_What you are asked to do_.
Return the material word for word. Do not include pictures.

_Given information_.
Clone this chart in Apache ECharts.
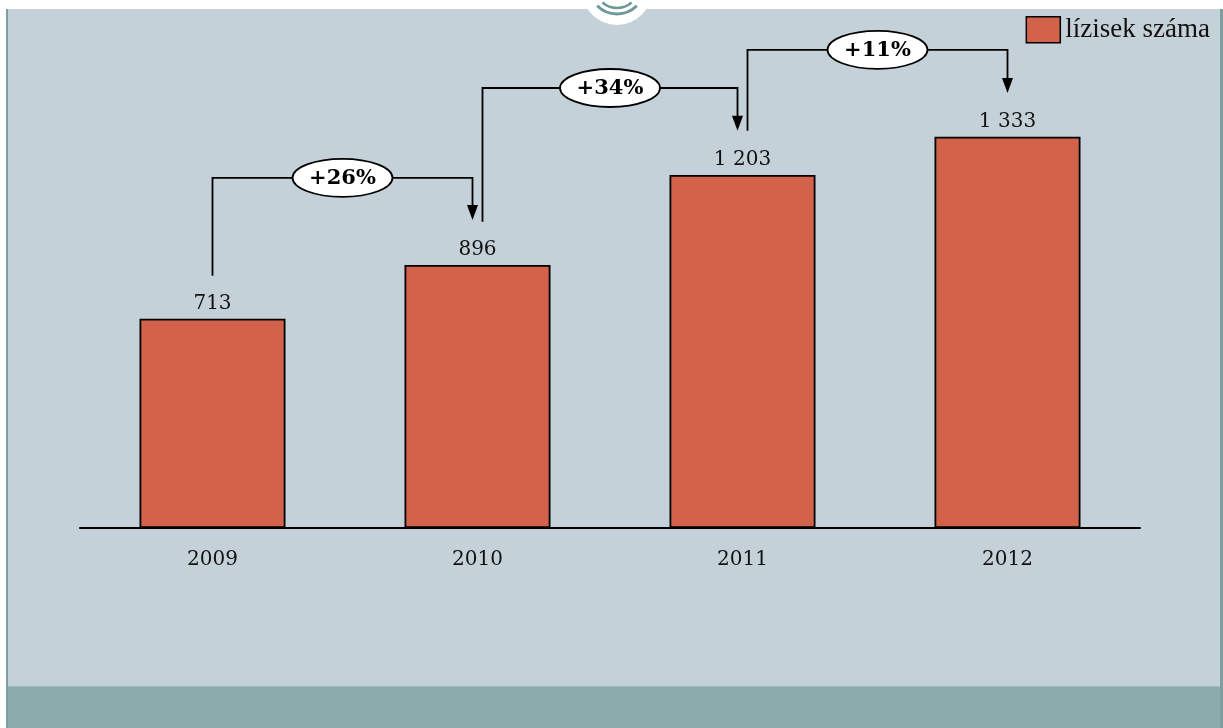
<!DOCTYPE html>
<html>
<head>
<meta charset="utf-8">
<script src="https://cdn.jsdelivr.net/npm/echarts@6/dist/echarts.min.js"></script>
<style>
html,body{margin:0;padding:0;background:#ffffff;}
#chart{width:1223px;height:728px;}
</style>
</head>
<body>
<div id="chart"></div>
<script>
const categories = ['2009', '2010', '2011', '2012'];
const values = [713, 896, 1203, 1333];
const seriesName = 'lízisek száma';
const changeLabels = ['+26%', '+34%', '+11%'];
const bracketStart = [859, 1043, 1353];
const bracketTop = [1193, 1499, 1629];
const arrowTip = [1049, 1353, 1482];

const bracketData = changeLabels.map(function (lab, i) {
  return [i, bracketStart[i], bracketTop[i], arrowTip[i], lab];
});

function fmt(v) {
  return String(v).replace(/\B(?=(\d{3})+(?!\d))/g, ' ');
}

const chart = echarts.init(document.getElementById('chart'));
const option = {
  backgroundColor: '#ffffff',
  animation: false,
  graphic: [
    { type: 'rect', z: -10, silent: true, shape: { x: 7, y: 9, width: 1215, height: 677 }, style: { fill: '#c5d1d8' } },
    { type: 'rect', z: -10, silent: true, shape: { x: 7, y: 686, width: 1215, height: 42 }, style: { fill: '#8aacac' } },
    { type: 'rect', z: -9, silent: true, shape: { x: 7, y: 686, width: 1215, height: 1 }, style: { fill: '#9db9b9' } },
    { type: 'rect', z: -9, silent: true, shape: { x: 6, y: 9, width: 2, height: 719 }, style: { fill: '#7f9e9e' } },
    { type: 'rect', z: -9, silent: true, shape: { x: 1220, y: 9, width: 3, height: 719 }, style: { fill: '#7f9e9e' } },
    { type: 'circle', z: -8, silent: true, shape: { cx: 617, cy: -10, r: 35 }, style: { fill: '#ffffff' } },
    { type: 'arc', z: -7, silent: true, shape: { cx: 617, cy: -14, r: 28, startAngle: Math.PI * 0.25, endAngle: Math.PI * 0.75 }, style: { stroke: '#6f9898', lineWidth: 3, fill: null } },
    { type: 'arc', z: -7, silent: true, shape: { cx: 617, cy: -14, r: 22, startAngle: Math.PI * 0.27, endAngle: Math.PI * 0.73 }, style: { stroke: '#6f9898', lineWidth: 2.5, fill: null } }
  ],
  legend: {
    data: [{ name: seriesName, icon: 'rect' }],
    right: 8,
    top: 11,
    itemWidth: 34,
    itemHeight: 26,
    itemGap: 4,
    textStyle: { fontFamily: 'Liberation Serif', fontSize: 27, color: '#111' },
    itemStyle: { borderColor: '#000', borderWidth: 1.5 }
  },
  grid: { left: 80, right: 83, top: 29, bottom: 200 },
  xAxis: {
    type: 'category',
    data: categories,
    axisLine: { lineStyle: { color: '#000', width: 2 } },
    axisTick: { show: false },
    axisLabel: { margin: 22, fontFamily: 'DejaVu Serif', fontSize: 20, color: '#111' }
  },
  yAxis: {
    type: 'value',
    min: 0,
    max: 1700,
    show: false,
    splitLine: { show: false }
  },
  series: [
    {
      name: seriesName,
      type: 'bar',
      data: values,
      barWidth: 146,
      itemStyle: { color: '#d2634a', borderColor: '#000', borderWidth: 1.8 },
      label: {
        show: true,
        position: 'top',
        distance: 5,
        fontFamily: 'DejaVu Serif',
        fontSize: 20,
        color: '#111',
        formatter: function (p) { return fmt(p.value); }
      }
    },
    {
      name: 'changes',
      type: 'custom',
      coordinateSystem: 'cartesian2d',
      clip: false,
      silent: true,
      z: 5,
      data: bracketData,
      encode: { x: 0, y: 2 },
      renderItem: function (params, api) {
        const i = api.value(0);
        const from = api.coord([i, api.value(1)]);
        const top = api.coord([i, api.value(2)]);
        const to = api.coord([i + 1, api.value(3)]);
        const x0 = from[0] + (i === 0 ? 0 : 5);
        const x1 = to[0] + (i === 2 ? 0 : -5);
        const y0 = from[1];
        const yt = top[1];
        const ytip = to[1];
        const cx = (x0 + x1) / 2;
        const lab = bracketData[params.dataIndex][4];
        return {
          type: 'group',
          children: [
            { type: 'polyline', shape: { points: [[x0, y0], [x0, yt], [x1, yt], [x1, ytip - 12]] }, style: { stroke: '#000', lineWidth: 1.8, fill: null } },
            { type: 'polygon', shape: { points: [[x1 - 5.5, ytip - 15], [x1 + 5.5, ytip - 15], [x1, ytip]] }, style: { fill: '#000' } },
            { type: 'ellipse', shape: { cx: cx, cy: yt, rx: 50, ry: 19 }, style: { fill: '#ffffff', stroke: '#000', lineWidth: 1.8 } },
            { type: 'text', x: cx, y: yt + 1, style: { text: lab, fill: '#000', font: 'bold 21px "DejaVu Serif"', align: 'center', verticalAlign: 'middle' } }
          ]
        };
      }
    }
  ]
};
chart.setOption(option);
</script>
</body>
</html>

_Written response_.
Clone this chart in Apache ECharts.
<!DOCTYPE html>
<html>
<head>
<meta charset="utf-8">
<script src="https://cdn.jsdelivr.net/npm/echarts@6/dist/echarts.min.js"></script>
<style>
html,body{margin:0;padding:0;background:#ffffff;}
#chart{width:1223px;height:728px;}
</style>
</head>
<body>
<div id="chart"></div>
<script>
const categories = ['2009', '2010', '2011', '2012'];
const values = [713, 896, 1203, 1333];
const seriesName = 'lízisek száma';
const changeLabels = ['+26%', '+34%', '+11%'];
const bracketStart = [859, 1043, 1353];
const bracketTop = [1193, 1499, 1629];
const arrowTip = [1049, 1353, 1482];

const bracketData = changeLabels.map(function (lab, i) {
  return [i, bracketStart[i], bracketTop[i], arrowTip[i], lab];
});

function fmt(v) {
  return String(v).replace(/\B(?=(\d{3})+(?!\d))/g, ' ');
}

const chart = echarts.init(document.getElementById('chart'));
const option = {
  backgroundColor: '#ffffff',
  animation: false,
  graphic: [
    { type: 'rect', z: -10, silent: true, shape: { x: 7, y: 9, width: 1215, height: 677 }, style: { fill: '#c5d1d8' } },
    { type: 'rect', z: -10, silent: true, shape: { x: 7, y: 686, width: 1215, height: 42 }, style: { fill: '#8aacac' } },
    { type: 'rect', z: -9, silent: true, shape: { x: 7, y: 686, width: 1215, height: 1 }, style: { fill: '#9db9b9' } },
    { type: 'rect', z: -9, silent: true, shape: { x: 6, y: 9, width: 2, height: 719 }, style: { fill: '#7f9e9e' } },
    { type: 'rect', z: -9, silent: true, shape: { x: 1220, y: 9, width: 3, height: 719 }, style: { fill: '#7f9e9e' } },
    { type: 'circle', z: -8, silent: true, shape: { cx: 617, cy: -10, r: 35 }, style: { fill: '#ffffff' } },
    { type: 'arc', z: -7, silent: true, shape: { cx: 617, cy: -14, r: 28, startAngle: Math.PI * 0.25, endAngle: Math.PI * 0.75 }, style: { stroke: '#6f9898', lineWidth: 3, fill: null } },
    { type: 'arc', z: -7, silent: true, shape: { cx: 617, cy: -14, r: 22, startAngle: Math.PI * 0.27, endAngle: Math.PI * 0.73 }, style: { stroke: '#6f9898', lineWidth: 2.5, fill: null } }
  ],
  legend: {
    data: [{ name: seriesName, icon: 'rect' }],
    right: 8,
    top: 11,
    itemWidth: 34,
    itemHeight: 26,
    itemGap: 4,
    textStyle: { fontFamily: 'Liberation Serif', fontSize: 27, color: '#111' },
    itemStyle: { borderColor: '#000', borderWidth: 1.5 }
  },
  grid: { left: 80, right: 83, top: 29, bottom: 200 },
  xAxis: {
    type: 'category',
    data: categories,
    axisLine: { lineStyle: { color: '#000', width: 2 } },
    axisTick: { show: false },
    axisLabel: { margin: 22, fontFamily: 'DejaVu Serif', fontSize: 20, color: '#111' }
  },
  yAxis: {
    type: 'value',
    min: 0,
    max: 1700,
    show: false,
    splitLine: { show: false }
  },
  series: [
    {
      name: seriesName,
      type: 'bar',
      data: values,
      barWidth: 146,
      itemStyle: { color: '#d2634a', borderColor: '#000', borderWidth: 1.8 },
      label: {
        show: true,
        position: 'top',
        distance: 5,
        fontFamily: 'DejaVu Serif',
        fontSize: 20,
        color: '#111',
        formatter: function (p) { return fmt(p.value); }
      }
    },
    {
      name: 'changes',
      type: 'custom',
      coordinateSystem: 'cartesian2d',
      clip: false,
      silent: true,
      z: 5,
      data: bracketData,
      encode: { x: 0, y: 2 },
      renderItem: function (params, api) {
        const i = api.value(0);
        const from = api.coord([i, api.value(1)]);
        const top = api.coord([i, api.value(2)]);
        const to = api.coord([i + 1, api.value(3)]);
        const x0 = from[0] + (i === 0 ? 0 : 5);
        const x1 = to[0] + (i === 2 ? 0 : -5);
        const y0 = from[1];
        const yt = top[1];
        const ytip = to[1];
        const cx = (x0 + x1) / 2;
        const lab = bracketData[params.dataIndex][4];
        return {
          type: 'group',
          children: [
            { type: 'polyline', shape: { points: [[x0, y0], [x0, yt], [x1, yt], [x1, ytip - 12]] }, style: { stroke: '#000', lineWidth: 1.8, fill: null } },
            { type: 'polygon', shape: { points: [[x1 - 5.5, ytip - 15], [x1 + 5.5, ytip - 15], [x1, ytip]] }, style: { fill: '#000' } },
            { type: 'ellipse', shape: { cx: cx, cy: yt, rx: 50, ry: 19 }, style: { fill: '#ffffff', stroke: '#000', lineWidth: 1.8 } },
            { type: 'text', x: cx, y: yt + 1, style: { text: lab, fill: '#000', font: 'bold 21px "DejaVu Serif"', align: 'center', verticalAlign: 'middle' } }
          ]
        };
      }
    }
  ]
};
chart.setOption(option);
</script>
</body>
</html>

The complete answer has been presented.